O presidente Fernando Henrique Cardoso apertou a mão de Itamar Franco, apesar da pública inimizade que o governador de Minas Gerais lhe devota. E a despeito das reprimendas que o governo federal aplicou a Minas, desde que seu governador tomou atitudes desafiadoras, como uma moratória e o posicionamento político de Itamar, favorável a Lula. Razões existem para a paz entre os dois, mesmo que aparente. O presidente da Câmara dos Deputados, deputado Aécio Neves, é candidato à sucessão de Itamar, com o apoio do governador mineiro e de FHC. É razão plausível para a posição pacificadora do presidente. Ele sempre foi conhecido como conciliador, o que, às vezes, tem sido interpretado como indecisão ou demora na adoção de soluções.
Concomitantemente com este ato conciliador justificável em relação a Itamar, o presidente Fernando Henrique Cardoso usou de sua mesma e freqüente atitude de postergar soluções de problemas, conciliar, preferir intermináveis negociações ou fechar os olhos, para trabalhar contra a intervenção no Estado do Espírito Santo. Depois ter acenado com anuência à intervenção federal naquele Estado, em defesa dos direitos humanos, já que detectado domínio do crime organizado sobre instituições públicas, inclusive os poderes Executivo e Legislativo, o procurador-geral da República, Geraldo Brindeiro, mandou arquivar o processo. Representação que teve origem em denúncia da Ordem dos Advogados do Brasil e intervenção que foi solicitada pela Comissão de Defesa dos Direitos Humanos, órgão ligado ao Ministério da Justiça.

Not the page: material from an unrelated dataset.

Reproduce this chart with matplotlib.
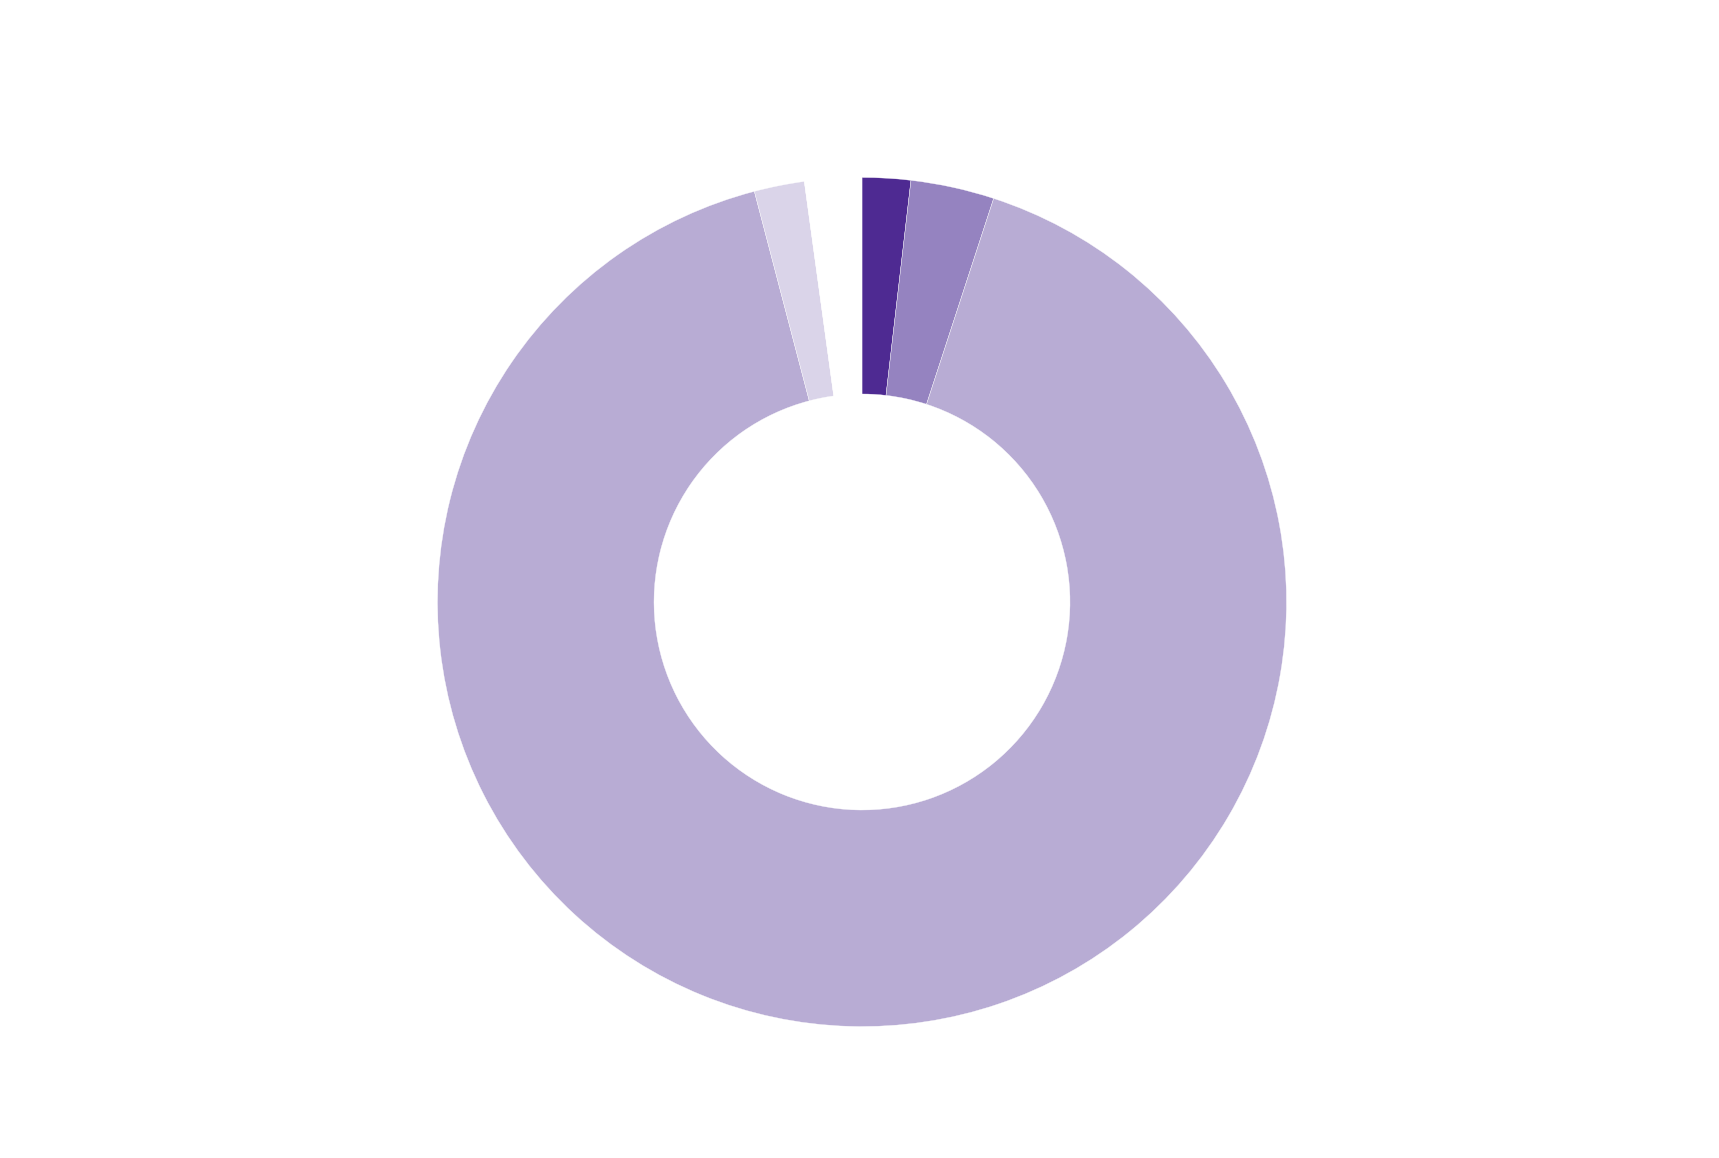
import matplotlib
matplotlib.use("Agg")
import matplotlib.pyplot as plt

# donut shares (percent), clockwise from 12 o'clock; last slice is the blank gap
labels = ["A", "B", "C", "D", "gap"]
values = [1.84, 3.18, 90.90, 1.91, 2.17]
colors = ["#4e2a92", "#9583c0", "#b8acd4", "#dad4e9", "#ffffff"]

W, H = 1719, 1158
fig = plt.figure(figsize=(W / 100, H / 100), dpi=100)
ax = fig.add_axes([0, 0, 1, 1])

outer_r = 424.5
inner_r = 208
ax.pie(values, colors=colors, startangle=90, counterclock=False,
       center=(862, H - 602), radius=outer_r,
       wedgeprops=dict(width=outer_r - inner_r, edgecolor="white", linewidth=0.25))

ax.set_xlim(0, W)
ax.set_ylim(0, H)
ax.set_aspect("equal")
ax.axis("off")

fig.savefig("out.png", dpi=100, facecolor="white")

O engavetamento deu-se logo após um encontro do procurador Geraldo Brindeiro com o presidente FHC. Reunião estranha, inusitada nesses casos e desnecessária, pois Brindeiro é procurador da República e não do presidente da República. E a ele não está nem ligado nem subordinado. Ficou claro que Fernando Henrique Cardoso, como conciliador impenitente, pediu o arquivamento, alegando que estamos em ano eleitoral. E a intervenção seria inconveniente nessa situação.
FHC não levou em conta sequer o fato de que, na tramitação do processo de intervenção, depois do procurador-geral da República caberia pronunciar-se o Supremo Tribunal Federal. Portanto, o processo seguia seu necessário caminho e a decisão não seria tomada precipitadamente. Mas, em nome da paz eleitoral num Estado que está nas mãos do crime organizado, Fernando Henrique só não lavou as mãos porque nem correu o risco de pô-las em ação. Preferiu nada fazer, passar a batata quente para o submisso Geraldo Brindeiro.
As conseqüências foram imediatas. Estourou uma crise no governo de Brasília, renunciando o ministro da Justiça, Miguel Reale Júnior, e, com ele, toda a cúpula do seu Ministério e da Polícia Federal. E isso acontece quando esses setores do governo mantêm acirrado debate com o PT, por causa de pretensas escutas telefônicas que seriam de interesse eleitoral situacionista ou de iniciativa dos próprios petistas. A crise não se encerra aí, pois o próprio candidato situacionista à Presidência, o senador e ex-ministro de Fernando Henrique, José Serra, lamentou a interrupção do processo de intervenção. E a candidata a vice de Serra, a peemedebista capixaba deputada Rita Camata, condenou clara e abertamente a atitude conciliadora do governo.
FHC dá, assim, sinais evidentes de que está enfiando a viola no saco, esperando apenas o fim de seu mandato. Ele, que vinha pregando que é preciso governar até o último minuto, independente dos resultados das próximas eleições, dá o mau exemplo de leniência com o crime organizado.